» **Job**
All the data below goes into the copy word for word, but the pictures don't.

» **Collected material**
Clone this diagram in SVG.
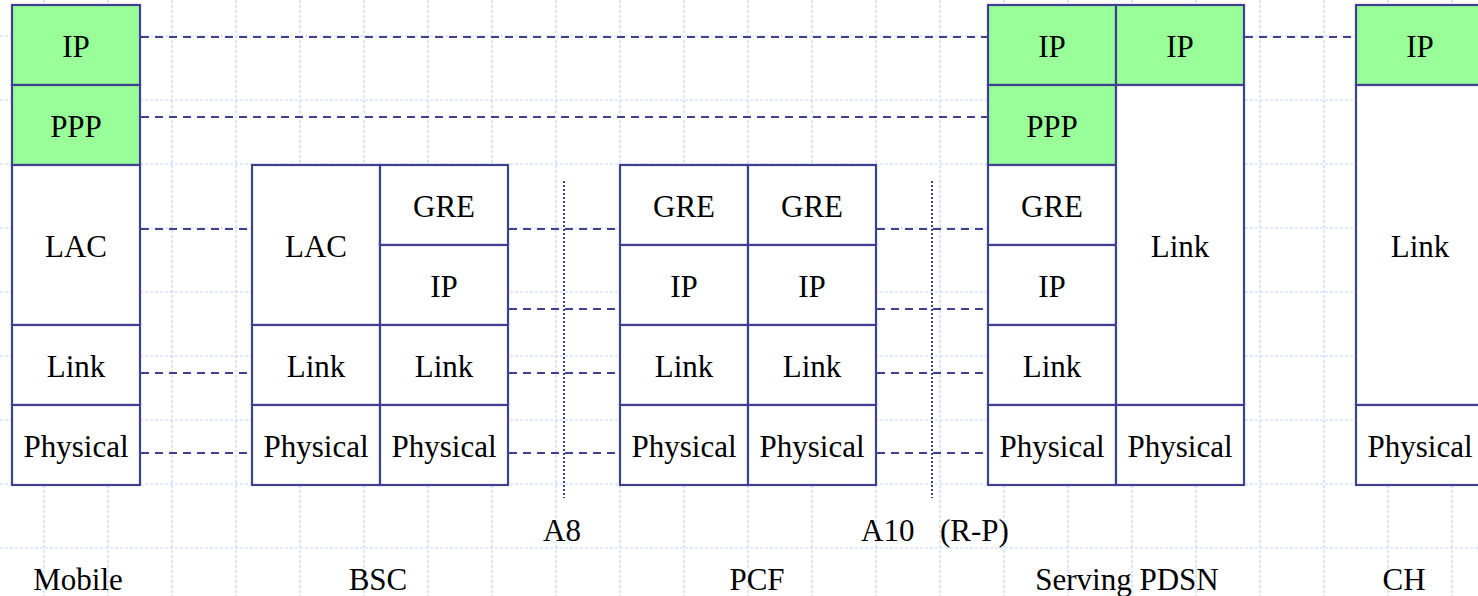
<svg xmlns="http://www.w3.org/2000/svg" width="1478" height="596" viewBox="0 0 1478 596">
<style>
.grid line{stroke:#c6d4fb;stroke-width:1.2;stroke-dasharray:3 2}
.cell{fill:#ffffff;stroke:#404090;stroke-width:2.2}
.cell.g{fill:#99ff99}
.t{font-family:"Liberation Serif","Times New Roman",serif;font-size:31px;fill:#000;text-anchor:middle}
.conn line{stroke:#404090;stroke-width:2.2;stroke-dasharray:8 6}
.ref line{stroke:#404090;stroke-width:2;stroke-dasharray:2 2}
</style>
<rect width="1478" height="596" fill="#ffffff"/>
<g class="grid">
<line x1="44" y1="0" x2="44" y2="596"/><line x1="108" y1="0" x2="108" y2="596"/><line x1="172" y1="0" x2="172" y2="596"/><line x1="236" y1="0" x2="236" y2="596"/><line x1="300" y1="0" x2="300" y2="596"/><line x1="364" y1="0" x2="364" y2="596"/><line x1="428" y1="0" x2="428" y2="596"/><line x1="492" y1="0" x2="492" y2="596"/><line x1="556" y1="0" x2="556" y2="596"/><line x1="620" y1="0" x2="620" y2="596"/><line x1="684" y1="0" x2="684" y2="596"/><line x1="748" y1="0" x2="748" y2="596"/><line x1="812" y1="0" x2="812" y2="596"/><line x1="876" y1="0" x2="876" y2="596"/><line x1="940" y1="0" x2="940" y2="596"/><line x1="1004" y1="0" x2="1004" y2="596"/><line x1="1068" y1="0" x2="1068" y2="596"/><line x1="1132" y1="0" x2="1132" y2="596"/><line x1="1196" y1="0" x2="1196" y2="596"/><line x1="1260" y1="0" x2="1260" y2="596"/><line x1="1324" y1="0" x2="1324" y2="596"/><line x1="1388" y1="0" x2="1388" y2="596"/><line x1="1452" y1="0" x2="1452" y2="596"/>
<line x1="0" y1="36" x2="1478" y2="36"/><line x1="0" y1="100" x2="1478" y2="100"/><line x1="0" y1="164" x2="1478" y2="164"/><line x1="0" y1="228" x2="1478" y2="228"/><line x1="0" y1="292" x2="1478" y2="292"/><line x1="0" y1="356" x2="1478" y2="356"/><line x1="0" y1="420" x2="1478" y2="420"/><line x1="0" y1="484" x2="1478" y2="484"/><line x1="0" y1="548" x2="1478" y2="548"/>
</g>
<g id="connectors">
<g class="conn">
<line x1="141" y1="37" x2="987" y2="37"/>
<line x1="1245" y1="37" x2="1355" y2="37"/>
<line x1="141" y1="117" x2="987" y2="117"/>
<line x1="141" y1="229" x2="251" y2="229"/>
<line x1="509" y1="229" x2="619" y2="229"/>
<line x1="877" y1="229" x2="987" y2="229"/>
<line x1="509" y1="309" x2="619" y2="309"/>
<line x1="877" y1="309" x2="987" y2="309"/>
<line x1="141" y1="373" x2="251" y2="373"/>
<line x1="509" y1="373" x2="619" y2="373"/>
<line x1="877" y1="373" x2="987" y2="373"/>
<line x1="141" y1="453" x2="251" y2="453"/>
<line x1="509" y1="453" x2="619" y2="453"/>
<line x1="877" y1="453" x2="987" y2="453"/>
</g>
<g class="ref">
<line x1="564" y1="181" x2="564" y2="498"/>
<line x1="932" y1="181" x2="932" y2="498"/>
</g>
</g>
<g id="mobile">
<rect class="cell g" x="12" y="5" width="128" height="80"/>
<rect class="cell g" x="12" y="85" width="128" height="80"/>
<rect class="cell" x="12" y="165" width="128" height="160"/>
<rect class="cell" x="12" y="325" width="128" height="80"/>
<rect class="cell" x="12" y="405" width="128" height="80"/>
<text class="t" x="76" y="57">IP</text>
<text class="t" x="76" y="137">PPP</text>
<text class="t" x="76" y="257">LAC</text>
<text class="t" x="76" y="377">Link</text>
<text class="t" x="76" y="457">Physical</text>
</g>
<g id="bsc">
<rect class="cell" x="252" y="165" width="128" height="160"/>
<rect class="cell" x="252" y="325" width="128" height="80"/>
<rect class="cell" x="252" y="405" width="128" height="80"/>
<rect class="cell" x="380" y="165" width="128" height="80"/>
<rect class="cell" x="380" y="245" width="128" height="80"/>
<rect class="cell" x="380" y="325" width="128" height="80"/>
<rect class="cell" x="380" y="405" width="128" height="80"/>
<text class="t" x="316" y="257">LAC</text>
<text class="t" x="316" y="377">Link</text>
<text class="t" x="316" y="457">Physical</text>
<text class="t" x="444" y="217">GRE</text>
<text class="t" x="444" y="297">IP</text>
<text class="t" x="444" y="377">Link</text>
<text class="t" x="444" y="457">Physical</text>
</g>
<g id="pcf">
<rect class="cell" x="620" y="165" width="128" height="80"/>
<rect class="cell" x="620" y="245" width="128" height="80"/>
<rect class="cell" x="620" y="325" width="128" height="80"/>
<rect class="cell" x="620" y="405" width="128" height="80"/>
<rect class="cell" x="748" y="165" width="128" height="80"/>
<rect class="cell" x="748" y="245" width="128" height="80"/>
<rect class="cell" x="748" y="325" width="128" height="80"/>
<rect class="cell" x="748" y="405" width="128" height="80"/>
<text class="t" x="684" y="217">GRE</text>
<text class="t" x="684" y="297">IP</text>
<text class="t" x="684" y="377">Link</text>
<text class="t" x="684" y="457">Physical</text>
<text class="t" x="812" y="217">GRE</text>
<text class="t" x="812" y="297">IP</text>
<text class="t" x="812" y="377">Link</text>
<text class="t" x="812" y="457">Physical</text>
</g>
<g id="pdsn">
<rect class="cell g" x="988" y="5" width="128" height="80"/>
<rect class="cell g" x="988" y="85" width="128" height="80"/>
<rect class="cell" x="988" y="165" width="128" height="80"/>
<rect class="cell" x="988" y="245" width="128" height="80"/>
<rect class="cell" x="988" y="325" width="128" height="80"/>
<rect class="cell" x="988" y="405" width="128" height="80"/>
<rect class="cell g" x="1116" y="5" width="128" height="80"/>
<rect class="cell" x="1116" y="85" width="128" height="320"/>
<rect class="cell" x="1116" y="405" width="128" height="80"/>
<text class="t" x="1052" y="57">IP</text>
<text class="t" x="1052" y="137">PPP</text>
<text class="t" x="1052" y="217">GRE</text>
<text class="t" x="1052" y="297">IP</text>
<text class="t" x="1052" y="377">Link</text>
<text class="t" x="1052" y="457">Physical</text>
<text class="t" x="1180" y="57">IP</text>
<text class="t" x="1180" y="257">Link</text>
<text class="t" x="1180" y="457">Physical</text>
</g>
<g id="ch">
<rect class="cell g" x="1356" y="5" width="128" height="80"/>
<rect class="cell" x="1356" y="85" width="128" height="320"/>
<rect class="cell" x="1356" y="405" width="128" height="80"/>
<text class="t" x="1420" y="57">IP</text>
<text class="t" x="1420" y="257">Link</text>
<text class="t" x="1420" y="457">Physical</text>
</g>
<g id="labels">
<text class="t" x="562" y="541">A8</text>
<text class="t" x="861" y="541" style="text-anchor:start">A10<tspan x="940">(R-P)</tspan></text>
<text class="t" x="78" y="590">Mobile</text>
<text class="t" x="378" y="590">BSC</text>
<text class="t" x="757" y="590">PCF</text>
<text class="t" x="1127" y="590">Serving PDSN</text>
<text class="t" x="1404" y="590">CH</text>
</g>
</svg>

» **In response**
Clone this diagram in SVG.
<svg xmlns="http://www.w3.org/2000/svg" width="1478" height="596" viewBox="0 0 1478 596">
<style>
.grid line{stroke:#c6d4fb;stroke-width:1.2;stroke-dasharray:3 2}
.cell{fill:#ffffff;stroke:#404090;stroke-width:2.2}
.cell.g{fill:#99ff99}
.t{font-family:"Liberation Serif","Times New Roman",serif;font-size:31px;fill:#000;text-anchor:middle}
.conn line{stroke:#404090;stroke-width:2.2;stroke-dasharray:8 6}
.ref line{stroke:#404090;stroke-width:2;stroke-dasharray:2 2}
</style>
<rect width="1478" height="596" fill="#ffffff"/>
<g class="grid">
<line x1="44" y1="0" x2="44" y2="596"/><line x1="108" y1="0" x2="108" y2="596"/><line x1="172" y1="0" x2="172" y2="596"/><line x1="236" y1="0" x2="236" y2="596"/><line x1="300" y1="0" x2="300" y2="596"/><line x1="364" y1="0" x2="364" y2="596"/><line x1="428" y1="0" x2="428" y2="596"/><line x1="492" y1="0" x2="492" y2="596"/><line x1="556" y1="0" x2="556" y2="596"/><line x1="620" y1="0" x2="620" y2="596"/><line x1="684" y1="0" x2="684" y2="596"/><line x1="748" y1="0" x2="748" y2="596"/><line x1="812" y1="0" x2="812" y2="596"/><line x1="876" y1="0" x2="876" y2="596"/><line x1="940" y1="0" x2="940" y2="596"/><line x1="1004" y1="0" x2="1004" y2="596"/><line x1="1068" y1="0" x2="1068" y2="596"/><line x1="1132" y1="0" x2="1132" y2="596"/><line x1="1196" y1="0" x2="1196" y2="596"/><line x1="1260" y1="0" x2="1260" y2="596"/><line x1="1324" y1="0" x2="1324" y2="596"/><line x1="1388" y1="0" x2="1388" y2="596"/><line x1="1452" y1="0" x2="1452" y2="596"/>
<line x1="0" y1="36" x2="1478" y2="36"/><line x1="0" y1="100" x2="1478" y2="100"/><line x1="0" y1="164" x2="1478" y2="164"/><line x1="0" y1="228" x2="1478" y2="228"/><line x1="0" y1="292" x2="1478" y2="292"/><line x1="0" y1="356" x2="1478" y2="356"/><line x1="0" y1="420" x2="1478" y2="420"/><line x1="0" y1="484" x2="1478" y2="484"/><line x1="0" y1="548" x2="1478" y2="548"/>
</g>
<g id="connectors">
<g class="conn">
<line x1="141" y1="37" x2="987" y2="37"/>
<line x1="1245" y1="37" x2="1355" y2="37"/>
<line x1="141" y1="117" x2="987" y2="117"/>
<line x1="141" y1="229" x2="251" y2="229"/>
<line x1="509" y1="229" x2="619" y2="229"/>
<line x1="877" y1="229" x2="987" y2="229"/>
<line x1="509" y1="309" x2="619" y2="309"/>
<line x1="877" y1="309" x2="987" y2="309"/>
<line x1="141" y1="373" x2="251" y2="373"/>
<line x1="509" y1="373" x2="619" y2="373"/>
<line x1="877" y1="373" x2="987" y2="373"/>
<line x1="141" y1="453" x2="251" y2="453"/>
<line x1="509" y1="453" x2="619" y2="453"/>
<line x1="877" y1="453" x2="987" y2="453"/>
</g>
<g class="ref">
<line x1="564" y1="181" x2="564" y2="498"/>
<line x1="932" y1="181" x2="932" y2="498"/>
</g>
</g>
<g id="mobile">
<rect class="cell g" x="12" y="5" width="128" height="80"/>
<rect class="cell g" x="12" y="85" width="128" height="80"/>
<rect class="cell" x="12" y="165" width="128" height="160"/>
<rect class="cell" x="12" y="325" width="128" height="80"/>
<rect class="cell" x="12" y="405" width="128" height="80"/>
<text class="t" x="76" y="57">IP</text>
<text class="t" x="76" y="137">PPP</text>
<text class="t" x="76" y="257">LAC</text>
<text class="t" x="76" y="377">Link</text>
<text class="t" x="76" y="457">Physical</text>
</g>
<g id="bsc">
<rect class="cell" x="252" y="165" width="128" height="160"/>
<rect class="cell" x="252" y="325" width="128" height="80"/>
<rect class="cell" x="252" y="405" width="128" height="80"/>
<rect class="cell" x="380" y="165" width="128" height="80"/>
<rect class="cell" x="380" y="245" width="128" height="80"/>
<rect class="cell" x="380" y="325" width="128" height="80"/>
<rect class="cell" x="380" y="405" width="128" height="80"/>
<text class="t" x="316" y="257">LAC</text>
<text class="t" x="316" y="377">Link</text>
<text class="t" x="316" y="457">Physical</text>
<text class="t" x="444" y="217">GRE</text>
<text class="t" x="444" y="297">IP</text>
<text class="t" x="444" y="377">Link</text>
<text class="t" x="444" y="457">Physical</text>
</g>
<g id="pcf">
<rect class="cell" x="620" y="165" width="128" height="80"/>
<rect class="cell" x="620" y="245" width="128" height="80"/>
<rect class="cell" x="620" y="325" width="128" height="80"/>
<rect class="cell" x="620" y="405" width="128" height="80"/>
<rect class="cell" x="748" y="165" width="128" height="80"/>
<rect class="cell" x="748" y="245" width="128" height="80"/>
<rect class="cell" x="748" y="325" width="128" height="80"/>
<rect class="cell" x="748" y="405" width="128" height="80"/>
<text class="t" x="684" y="217">GRE</text>
<text class="t" x="684" y="297">IP</text>
<text class="t" x="684" y="377">Link</text>
<text class="t" x="684" y="457">Physical</text>
<text class="t" x="812" y="217">GRE</text>
<text class="t" x="812" y="297">IP</text>
<text class="t" x="812" y="377">Link</text>
<text class="t" x="812" y="457">Physical</text>
</g>
<g id="pdsn">
<rect class="cell g" x="988" y="5" width="128" height="80"/>
<rect class="cell g" x="988" y="85" width="128" height="80"/>
<rect class="cell" x="988" y="165" width="128" height="80"/>
<rect class="cell" x="988" y="245" width="128" height="80"/>
<rect class="cell" x="988" y="325" width="128" height="80"/>
<rect class="cell" x="988" y="405" width="128" height="80"/>
<rect class="cell g" x="1116" y="5" width="128" height="80"/>
<rect class="cell" x="1116" y="85" width="128" height="320"/>
<rect class="cell" x="1116" y="405" width="128" height="80"/>
<text class="t" x="1052" y="57">IP</text>
<text class="t" x="1052" y="137">PPP</text>
<text class="t" x="1052" y="217">GRE</text>
<text class="t" x="1052" y="297">IP</text>
<text class="t" x="1052" y="377">Link</text>
<text class="t" x="1052" y="457">Physical</text>
<text class="t" x="1180" y="57">IP</text>
<text class="t" x="1180" y="257">Link</text>
<text class="t" x="1180" y="457">Physical</text>
</g>
<g id="ch">
<rect class="cell g" x="1356" y="5" width="128" height="80"/>
<rect class="cell" x="1356" y="85" width="128" height="320"/>
<rect class="cell" x="1356" y="405" width="128" height="80"/>
<text class="t" x="1420" y="57">IP</text>
<text class="t" x="1420" y="257">Link</text>
<text class="t" x="1420" y="457">Physical</text>
</g>
<g id="labels">
<text class="t" x="562" y="541">A8</text>
<text class="t" x="861" y="541" style="text-anchor:start">A10<tspan x="940">(R-P)</tspan></text>
<text class="t" x="78" y="590">Mobile</text>
<text class="t" x="378" y="590">BSC</text>
<text class="t" x="757" y="590">PCF</text>
<text class="t" x="1127" y="590">Serving PDSN</text>
<text class="t" x="1404" y="590">CH</text>
</g>
</svg>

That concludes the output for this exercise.